---------- RECORDED INFORMATION
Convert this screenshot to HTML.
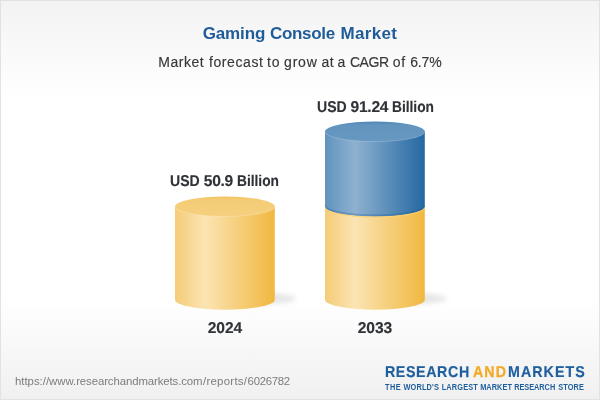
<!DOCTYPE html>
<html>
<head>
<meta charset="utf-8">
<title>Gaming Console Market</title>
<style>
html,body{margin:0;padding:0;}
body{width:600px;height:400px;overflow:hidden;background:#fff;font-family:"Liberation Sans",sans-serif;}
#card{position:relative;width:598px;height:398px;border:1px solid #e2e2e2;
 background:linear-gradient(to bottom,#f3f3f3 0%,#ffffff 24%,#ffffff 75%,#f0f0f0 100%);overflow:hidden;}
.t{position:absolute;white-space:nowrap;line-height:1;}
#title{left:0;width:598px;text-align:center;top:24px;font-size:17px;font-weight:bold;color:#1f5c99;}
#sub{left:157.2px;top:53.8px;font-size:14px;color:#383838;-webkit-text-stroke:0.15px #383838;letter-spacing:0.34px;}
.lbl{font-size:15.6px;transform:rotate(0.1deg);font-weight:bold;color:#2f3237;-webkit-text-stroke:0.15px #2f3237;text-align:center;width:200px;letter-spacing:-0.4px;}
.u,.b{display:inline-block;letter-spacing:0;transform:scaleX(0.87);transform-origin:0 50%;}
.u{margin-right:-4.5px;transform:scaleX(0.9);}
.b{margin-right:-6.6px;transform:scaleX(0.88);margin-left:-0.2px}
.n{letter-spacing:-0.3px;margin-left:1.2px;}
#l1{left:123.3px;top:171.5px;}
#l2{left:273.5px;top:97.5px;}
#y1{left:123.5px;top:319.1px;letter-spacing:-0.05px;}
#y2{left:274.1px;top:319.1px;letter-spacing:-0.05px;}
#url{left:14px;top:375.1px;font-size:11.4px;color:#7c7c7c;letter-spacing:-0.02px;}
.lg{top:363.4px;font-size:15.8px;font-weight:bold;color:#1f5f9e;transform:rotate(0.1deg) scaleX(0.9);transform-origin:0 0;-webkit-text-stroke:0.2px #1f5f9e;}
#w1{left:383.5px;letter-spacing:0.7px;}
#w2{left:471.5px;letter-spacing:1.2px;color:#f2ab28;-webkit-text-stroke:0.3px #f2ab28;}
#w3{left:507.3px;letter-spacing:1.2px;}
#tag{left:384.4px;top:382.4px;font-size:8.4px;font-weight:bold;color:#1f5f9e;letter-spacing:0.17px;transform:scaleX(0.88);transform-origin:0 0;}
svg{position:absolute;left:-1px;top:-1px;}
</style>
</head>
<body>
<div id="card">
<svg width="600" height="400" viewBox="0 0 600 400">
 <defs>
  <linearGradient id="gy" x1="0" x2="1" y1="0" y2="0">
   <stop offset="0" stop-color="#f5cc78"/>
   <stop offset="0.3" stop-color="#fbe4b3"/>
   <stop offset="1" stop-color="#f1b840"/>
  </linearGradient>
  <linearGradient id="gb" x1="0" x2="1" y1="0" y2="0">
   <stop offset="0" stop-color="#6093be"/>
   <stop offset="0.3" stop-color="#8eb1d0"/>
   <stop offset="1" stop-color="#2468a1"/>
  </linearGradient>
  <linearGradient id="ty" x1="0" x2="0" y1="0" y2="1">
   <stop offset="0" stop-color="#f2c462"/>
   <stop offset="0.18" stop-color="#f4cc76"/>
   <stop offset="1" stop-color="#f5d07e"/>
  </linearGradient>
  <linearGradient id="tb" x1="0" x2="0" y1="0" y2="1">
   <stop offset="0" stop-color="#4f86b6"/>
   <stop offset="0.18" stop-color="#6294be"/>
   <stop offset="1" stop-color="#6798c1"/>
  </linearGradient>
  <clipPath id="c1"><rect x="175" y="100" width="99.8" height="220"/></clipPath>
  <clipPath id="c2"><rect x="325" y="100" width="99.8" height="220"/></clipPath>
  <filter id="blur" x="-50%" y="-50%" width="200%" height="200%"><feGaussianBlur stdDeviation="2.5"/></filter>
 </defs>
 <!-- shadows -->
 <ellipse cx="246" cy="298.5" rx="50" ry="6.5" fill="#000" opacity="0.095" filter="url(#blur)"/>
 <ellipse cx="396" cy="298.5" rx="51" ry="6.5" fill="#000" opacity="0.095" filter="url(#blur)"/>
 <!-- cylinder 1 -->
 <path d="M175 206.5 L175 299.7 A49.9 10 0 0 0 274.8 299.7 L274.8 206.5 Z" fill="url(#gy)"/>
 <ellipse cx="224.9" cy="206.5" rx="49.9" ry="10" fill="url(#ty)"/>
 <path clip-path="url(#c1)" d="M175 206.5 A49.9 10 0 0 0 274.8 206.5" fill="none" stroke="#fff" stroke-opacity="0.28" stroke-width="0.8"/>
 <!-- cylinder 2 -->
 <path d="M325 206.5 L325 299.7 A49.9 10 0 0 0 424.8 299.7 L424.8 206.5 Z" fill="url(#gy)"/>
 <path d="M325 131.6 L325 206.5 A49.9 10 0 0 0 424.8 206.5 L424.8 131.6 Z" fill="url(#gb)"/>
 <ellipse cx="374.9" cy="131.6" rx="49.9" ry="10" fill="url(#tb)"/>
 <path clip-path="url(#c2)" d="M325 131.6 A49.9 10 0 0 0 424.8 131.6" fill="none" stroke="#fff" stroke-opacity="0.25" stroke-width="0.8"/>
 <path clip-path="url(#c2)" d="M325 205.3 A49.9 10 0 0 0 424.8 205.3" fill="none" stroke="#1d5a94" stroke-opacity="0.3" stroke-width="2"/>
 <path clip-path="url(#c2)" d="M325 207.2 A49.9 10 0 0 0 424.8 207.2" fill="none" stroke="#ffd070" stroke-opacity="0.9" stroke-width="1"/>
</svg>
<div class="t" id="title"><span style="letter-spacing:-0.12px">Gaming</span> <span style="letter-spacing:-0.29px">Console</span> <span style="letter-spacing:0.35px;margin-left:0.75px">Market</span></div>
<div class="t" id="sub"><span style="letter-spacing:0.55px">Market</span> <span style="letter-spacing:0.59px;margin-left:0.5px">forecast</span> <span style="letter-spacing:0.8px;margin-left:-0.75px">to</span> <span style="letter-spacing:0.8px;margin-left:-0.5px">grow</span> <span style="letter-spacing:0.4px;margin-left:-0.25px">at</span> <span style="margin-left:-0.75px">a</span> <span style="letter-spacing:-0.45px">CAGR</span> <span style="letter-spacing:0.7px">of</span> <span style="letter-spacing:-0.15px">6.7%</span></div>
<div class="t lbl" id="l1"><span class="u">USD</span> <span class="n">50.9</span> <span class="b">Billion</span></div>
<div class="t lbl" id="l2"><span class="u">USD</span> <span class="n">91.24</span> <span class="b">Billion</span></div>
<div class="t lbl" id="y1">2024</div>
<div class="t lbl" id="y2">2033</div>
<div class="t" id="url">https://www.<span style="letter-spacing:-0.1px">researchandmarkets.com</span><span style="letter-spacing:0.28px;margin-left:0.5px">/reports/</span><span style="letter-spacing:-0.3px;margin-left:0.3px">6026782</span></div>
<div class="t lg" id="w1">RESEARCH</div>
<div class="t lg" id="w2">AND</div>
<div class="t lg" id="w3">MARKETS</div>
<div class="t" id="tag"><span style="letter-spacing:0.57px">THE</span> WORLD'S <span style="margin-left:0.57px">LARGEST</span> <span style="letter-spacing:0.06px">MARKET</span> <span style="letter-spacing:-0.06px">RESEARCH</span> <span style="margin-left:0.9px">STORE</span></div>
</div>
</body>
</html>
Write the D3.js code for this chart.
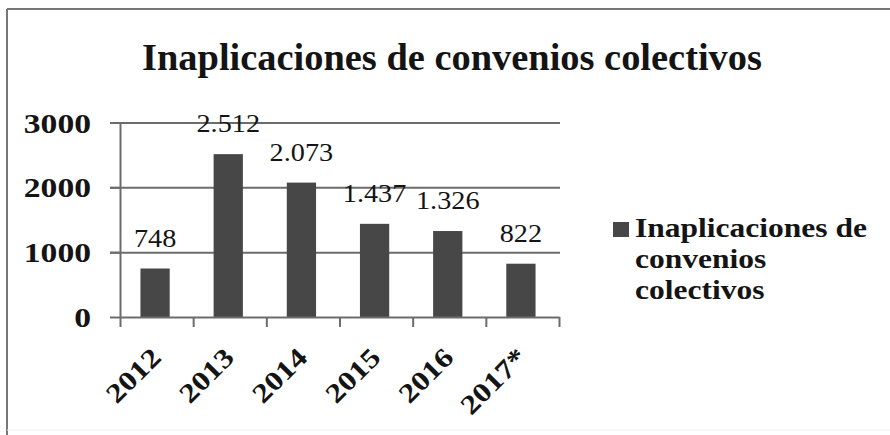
--------------------
= REQUIREMENTS =
Reproduce the listing exactly. Leave its pictures out.

= SOLUTION TO THIS PROBLEM =
Convert this screenshot to HTML.
<!DOCTYPE html>
<html>
<head>
<meta charset="utf-8">
<title>Gaming Console Market</title>
<style>
html,body{margin:0;padding:0;}
body{width:600px;height:400px;overflow:hidden;background:#fff;font-family:"Liberation Sans",sans-serif;}
#card{position:relative;width:598px;height:398px;border:1px solid #e2e2e2;
 background:linear-gradient(to bottom,#f3f3f3 0%,#ffffff 24%,#ffffff 75%,#f0f0f0 100%);overflow:hidden;}
.t{position:absolute;white-space:nowrap;line-height:1;}
#title{left:0;width:598px;text-align:center;top:24px;font-size:17px;font-weight:bold;color:#1f5c99;}
#sub{left:157.2px;top:53.8px;font-size:14px;color:#383838;-webkit-text-stroke:0.15px #383838;letter-spacing:0.34px;}
.lbl{font-size:15.6px;transform:rotate(0.1deg);font-weight:bold;color:#2f3237;-webkit-text-stroke:0.15px #2f3237;text-align:center;width:200px;letter-spacing:-0.4px;}
.u,.b{display:inline-block;letter-spacing:0;transform:scaleX(0.87);transform-origin:0 50%;}
.u{margin-right:-4.5px;transform:scaleX(0.9);}
.b{margin-right:-6.6px;transform:scaleX(0.88);margin-left:-0.2px}
.n{letter-spacing:-0.3px;margin-left:1.2px;}
#l1{left:123.3px;top:171.5px;}
#l2{left:273.5px;top:97.5px;}
#y1{left:123.5px;top:319.1px;letter-spacing:-0.05px;}
#y2{left:274.1px;top:319.1px;letter-spacing:-0.05px;}
#url{left:14px;top:375.1px;font-size:11.4px;color:#7c7c7c;letter-spacing:-0.02px;}
.lg{top:363.4px;font-size:15.8px;font-weight:bold;color:#1f5f9e;transform:rotate(0.1deg) scaleX(0.9);transform-origin:0 0;-webkit-text-stroke:0.2px #1f5f9e;}
#w1{left:383.5px;letter-spacing:0.7px;}
#w2{left:471.5px;letter-spacing:1.2px;color:#f2ab28;-webkit-text-stroke:0.3px #f2ab28;}
#w3{left:507.3px;letter-spacing:1.2px;}
#tag{left:384.4px;top:382.4px;font-size:8.4px;font-weight:bold;color:#1f5f9e;letter-spacing:0.17px;transform:scaleX(0.88);transform-origin:0 0;}
svg{position:absolute;left:-1px;top:-1px;}
</style>
</head>
<body>
<div id="card">
<svg width="600" height="400" viewBox="0 0 600 400">
 <defs>
  <linearGradient id="gy" x1="0" x2="1" y1="0" y2="0">
   <stop offset="0" stop-color="#f5cc78"/>
   <stop offset="0.3" stop-color="#fbe4b3"/>
   <stop offset="1" stop-color="#f1b840"/>
  </linearGradient>
  <linearGradient id="gb" x1="0" x2="1" y1="0" y2="0">
   <stop offset="0" stop-color="#6093be"/>
   <stop offset="0.3" stop-color="#8eb1d0"/>
   <stop offset="1" stop-color="#2468a1"/>
  </linearGradient>
  <linearGradient id="ty" x1="0" x2="0" y1="0" y2="1">
   <stop offset="0" stop-color="#f2c462"/>
   <stop offset="0.18" stop-color="#f4cc76"/>
   <stop offset="1" stop-color="#f5d07e"/>
  </linearGradient>
  <linearGradient id="tb" x1="0" x2="0" y1="0" y2="1">
   <stop offset="0" stop-color="#4f86b6"/>
   <stop offset="0.18" stop-color="#6294be"/>
   <stop offset="1" stop-color="#6798c1"/>
  </linearGradient>
  <clipPath id="c1"><rect x="175" y="100" width="99.8" height="220"/></clipPath>
  <clipPath id="c2"><rect x="325" y="100" width="99.8" height="220"/></clipPath>
  <filter id="blur" x="-50%" y="-50%" width="200%" height="200%"><feGaussianBlur stdDeviation="2.5"/></filter>
 </defs>
 <!-- shadows -->
 <ellipse cx="246" cy="298.5" rx="50" ry="6.5" fill="#000" opacity="0.095" filter="url(#blur)"/>
 <ellipse cx="396" cy="298.5" rx="51" ry="6.5" fill="#000" opacity="0.095" filter="url(#blur)"/>
 <!-- cylinder 1 -->
 <path d="M175 206.5 L175 299.7 A49.9 10 0 0 0 274.8 299.7 L274.8 206.5 Z" fill="url(#gy)"/>
 <ellipse cx="224.9" cy="206.5" rx="49.9" ry="10" fill="url(#ty)"/>
 <path clip-path="url(#c1)" d="M175 206.5 A49.9 10 0 0 0 274.8 206.5" fill="none" stroke="#fff" stroke-opacity="0.28" stroke-width="0.8"/>
 <!-- cylinder 2 -->
 <path d="M325 206.5 L325 299.7 A49.9 10 0 0 0 424.8 299.7 L424.8 206.5 Z" fill="url(#gy)"/>
 <path d="M325 131.6 L325 206.5 A49.9 10 0 0 0 424.8 206.5 L424.8 131.6 Z" fill="url(#gb)"/>
 <ellipse cx="374.9" cy="131.6" rx="49.9" ry="10" fill="url(#tb)"/>
 <path clip-path="url(#c2)" d="M325 131.6 A49.9 10 0 0 0 424.8 131.6" fill="none" stroke="#fff" stroke-opacity="0.25" stroke-width="0.8"/>
 <path clip-path="url(#c2)" d="M325 205.3 A49.9 10 0 0 0 424.8 205.3" fill="none" stroke="#1d5a94" stroke-opacity="0.3" stroke-width="2"/>
 <path clip-path="url(#c2)" d="M325 207.2 A49.9 10 0 0 0 424.8 207.2" fill="none" stroke="#ffd070" stroke-opacity="0.9" stroke-width="1"/>
</svg>
<div class="t" id="title"><span style="letter-spacing:-0.12px">Gaming</span> <span style="letter-spacing:-0.29px">Console</span> <span style="letter-spacing:0.35px;margin-left:0.75px">Market</span></div>
<div class="t" id="sub"><span style="letter-spacing:0.55px">Market</span> <span style="letter-spacing:0.59px;margin-left:0.5px">forecast</span> <span style="letter-spacing:0.8px;margin-left:-0.75px">to</span> <span style="letter-spacing:0.8px;margin-left:-0.5px">grow</span> <span style="letter-spacing:0.4px;margin-left:-0.25px">at</span> <span style="margin-left:-0.75px">a</span> <span style="letter-spacing:-0.45px">CAGR</span> <span style="letter-spacing:0.7px">of</span> <span style="letter-spacing:-0.15px">6.7%</span></div>
<div class="t lbl" id="l1"><span class="u">USD</span> <span class="n">50.9</span> <span class="b">Billion</span></div>
<div class="t lbl" id="l2"><span class="u">USD</span> <span class="n">91.24</span> <span class="b">Billion</span></div>
<div class="t lbl" id="y1">2024</div>
<div class="t lbl" id="y2">2033</div>
<div class="t" id="url">https://www.<span style="letter-spacing:-0.1px">researchandmarkets.com</span><span style="letter-spacing:0.28px;margin-left:0.5px">/reports/</span><span style="letter-spacing:-0.3px;margin-left:0.3px">6026782</span></div>
<div class="t lg" id="w1">RESEARCH</div>
<div class="t lg" id="w2">AND</div>
<div class="t lg" id="w3">MARKETS</div>
<div class="t" id="tag"><span style="letter-spacing:0.57px">THE</span> WORLD'S <span style="margin-left:0.57px">LARGEST</span> <span style="letter-spacing:0.06px">MARKET</span> <span style="letter-spacing:-0.06px">RESEARCH</span> <span style="margin-left:0.9px">STORE</span></div>
</div>
</body>
</html>
Write the D3.js code for this chart.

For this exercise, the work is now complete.